Patricia East is a developmental psychologist who began her career working at an OB-GYN clinic in California. Thursday mornings at the clinic were reserved for pregnant teens, and when East arrived the waiting room would be packed with them, chair after chair of pregnant adolescents.
It was in this waiting room, East explains, that she discovered her life's work — an accidental discovery that emerged from the small talk that staff at the clinic had with their young clients as they walked them back for checkups.
"The nurses and the doctors there would bring a teen back for her prenatal visit and they would say, 'Hey! Aren't you Maria's younger sister?' And the young woman would say, 'Yeah, I am!' And they would say to another patient, 'You know, haven't I seen you before?' And she would say, 'Yes, I was here for my older sister when she was pregnant.' "

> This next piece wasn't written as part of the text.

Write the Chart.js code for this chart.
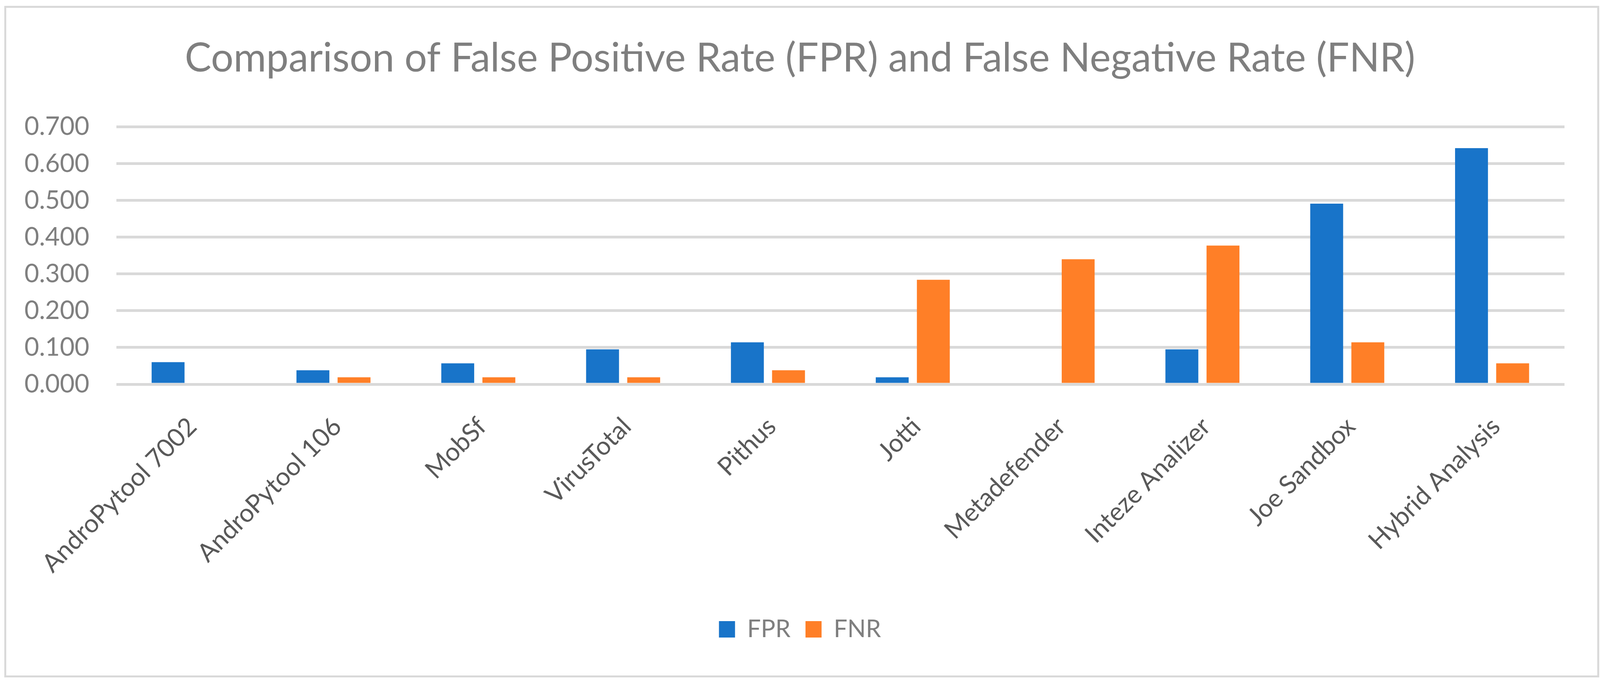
<!DOCTYPE html>
<html>
<head>
<meta charset="utf-8">
<script src="https://cdn.jsdelivr.net/npm/chart.js@4/dist/chart.umd.min.js"></script>
<style>
  html, body { margin: 0; padding: 0; background: #ffffff; overflow: hidden; }
  #frame { position: absolute; border: 5px solid #d9d9d9; box-sizing: content-box; }
  #wrap { position: absolute; left: 0; top: 0; }
</style>
</head>
<body>
<div id="frame"></div>
<div id="wrap"><canvas id="c"></canvas></div>
<script>
const categories = ["AndroPytool 7002", "AndroPytool 106", "MobSf", "VirusTotal", "Pithus", "Jotti", "Metadefender", "Inteze Analizer", "Joe Sandbox", "Hybrid Analysis"];
const fprValues = [0.060, 0.038, 0.057, 0.095, 0.114, 0.019, 0.000, 0.095, 0.491, 0.642];
const fnrValues = [0.000, 0.019, 0.019, 0.019, 0.038, 0.284, 0.340, 0.377, 0.114, 0.057];
const seriesNames = ["FPR", "FNR"];
const titleText = "Comparison of False Positive Rate (FPR) and False Negative Rate (FNR)";
const yMin = 0, yMax = 0.7, yStep = 0.1;

const FONT = "Lato, 'Open Sans', sans-serif";

// Design frame is 4281 x 1755; adapt to the actual viewport.
const W = window.innerWidth || 4281, H = window.innerHeight || 1755;
const kx = W / 4281, ky = H / 1755;
const X = v => v * kx, Y = v => v * ky;

const wrap = document.getElementById('wrap');
wrap.style.width = W + 'px';
wrap.style.height = H + 'px';
document.body.style.width = W + 'px';
document.body.style.height = H + 'px';
const frame = document.getElementById('frame');
frame.style.left = X(12) + 'px';
frame.style.top = Y(15) + 'px';
frame.style.width = (X(4279) - X(12) - 10) + 'px';
frame.style.height = (Y(1733) - Y(15) - 10) + 'px';

const TS = 106.5 * kx;            // title font size
const TICK = 65 * ky;             // tick font size
const LS = 62 * ky;               // legend font size
const LP = 40 * kx;               // legend padding
const titleTop = Y(152.5) - 0.627 * TS;
const titleBottom = Y(324.5) - titleTop - 1.2 * TS;
const padBottom = H - Y(1610) - LS / 2 - 10;

new Chart(document.getElementById('c'), {
  type: 'bar',
  data: {
    labels: categories,
    datasets: [
      { label: seriesNames[0], data: fprValues, backgroundColor: '#1874c9', categoryPercentage: 0.568, barPercentage: 0.8, yAxisID: 'y' },
      { label: seriesNames[1], data: fnrValues, backgroundColor: '#ff7f27', categoryPercentage: 0.568, barPercentage: 0.8, yAxisID: 'y' }
    ]
  },
  options: {
    responsive: true,
    maintainAspectRatio: false,
    animation: false,
    devicePixelRatio: 1,
    layout: { padding: { left: 0, right: 0, top: 0, bottom: padBottom } },
    plugins: {
      tooltip: { enabled: false },
      title: {
        display: true,
        text: titleText,
        color: '#7f7f7f',
        font: { family: FONT, size: TS, weight: 'normal', lineHeight: 1.2 },
        padding: { top: titleTop, bottom: titleBottom }
      },
      legend: {
        display: true,
        position: 'bottom',
        labels: {
          color: '#7f7f7f',
          font: { family: FONT, size: LS },
          boxWidth: X(43),
          boxHeight: Y(42),
          padding: LP
        }
      }
    },
    scales: {
      x: {
        grid: { display: false, drawTicks: false },
        border: { display: false },
        ticks: {
          color: '#595959',
          font: { family: FONT, size: TICK },
          maxRotation: 45,
          minRotation: 45,
          padding: Y(70),
          labelOffset: X(10),
          autoSkip: false
        },
        afterFit: (s) => {
          const lg = s.chart.legend;
          const lh = (lg && lg.height) ? lg.height : (LS + LP + 10);
          s.height = H - padBottom - lh - Y(983);
        }
      },
      y: {
        position: 'left',
        min: yMin,
        max: yMax,
        ticks: {
          stepSize: yStep,
          color: '#7f7f7f',
          font: { family: FONT, size: TICK },
          padding: X(72),
          callback: (v) => Number(v).toFixed(3)
        },
        grid: { color: '#d9d9d9', lineWidth: 7 * ky, drawTicks: false },
        border: { display: false },
        afterFit: (s) => { s.width = X(311); }
      },
      yRight: {
        position: 'right',
        display: true,
        min: yMin,
        max: yMax,
        ticks: { display: false },
        grid: { display: false, drawTicks: false },
        border: { display: false },
        afterFit: (s) => { s.width = W - X(4186); }
      }
    }
  }
});
</script>
</body>
</html>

Over and over East heard variations of this conversation, until it came to the point that when she saw a younger sibling sitting next to her sister in the waiting room an involuntary thought flashed across her mind.
"It's almost as if you're watching the younger sister get pregnant," she says.
And so East decided to do a study. She wanted to figure out if having an older sister who got pregnant as a teen really did affect the likelihood that the younger sibling would find herself in the same position. She identified a large number of sister pairs — all pairs came from roughly the same socioeconomic and life circumstances. And by comparing them, she found that a pregnancy in an older sister did often seem to change the trajectory of the younger sibling.
"The younger sisters are five times more likely to get pregnant as other young women who have an older sister who hasn't been pregnant."
In the aftermath of the bombings in Boston many of us have been thinking a lot about siblings — particularly how older siblings can shape the lives of younger siblings. But until pretty recently, the role siblings play in determining the trajectory of each other's lives hasn't been a particularly hot topic in psychological research. Psychologists, very understandably, have focused on the influences they see as more important — such as parents and peers and genetics.
But in the past decade that's been changing a bit. Psychologists interested in how siblings affect one another are taking a new look at all kinds of behavior, particularly anti-social behavior.
Richard Rende, a professor of psychiatry at Brown University, is one of the people doing this work, and he says that some of the new findings really challenge the idea that parents are the most important influence on children.
Consider, for example, the research that looks at how much a parent who smokes influences his child to smoke, versus the degree to which an older sibling who smokes influences a younger sibling.
"Both can have an effect, but in a lot of studies they've found that the effect 'older sibling smoking' has is greater than the effect that 'parental smoking' has," Rende says.
It's the opposite of what many people assumed, he says. Older siblings are more influential.
Rende says you can see this influence of big brothers and sisters in all kinds of families — rich, middle class and poor. But their power is really magnified in the particular subset of families he studies: families that are psychologically and economically unstable. In those families the power of the older sibling is much greater because parents aren't around as much, and the siblings tend to spend a lot of time together.
As part of his research, Rende gives sibling pairs electronic devices like cellphones that, every half hour, prompt both siblings to report what they're doing. Through such reports you can actually see each one ghosting the other's behavior, he says.
"When one sibling is smoking — in real time [we see] they're having a cigarette, and the other sibling is very likely to report smoking at the same time."
In fact, when one sibling is a smoker, the other is 25 percent more likely to smoke. With drinking the risk is even higher; a person is 36 percent more likely to drink if a sibling does.
Rende, by the way, believes that the reverse is also true. Good behavior in older siblings can be as contagious as bad. It just seems that — particularly when families are struggling — the fate of the kids is more tethered to their siblings than we originally thought. For good and, apparently, for bad.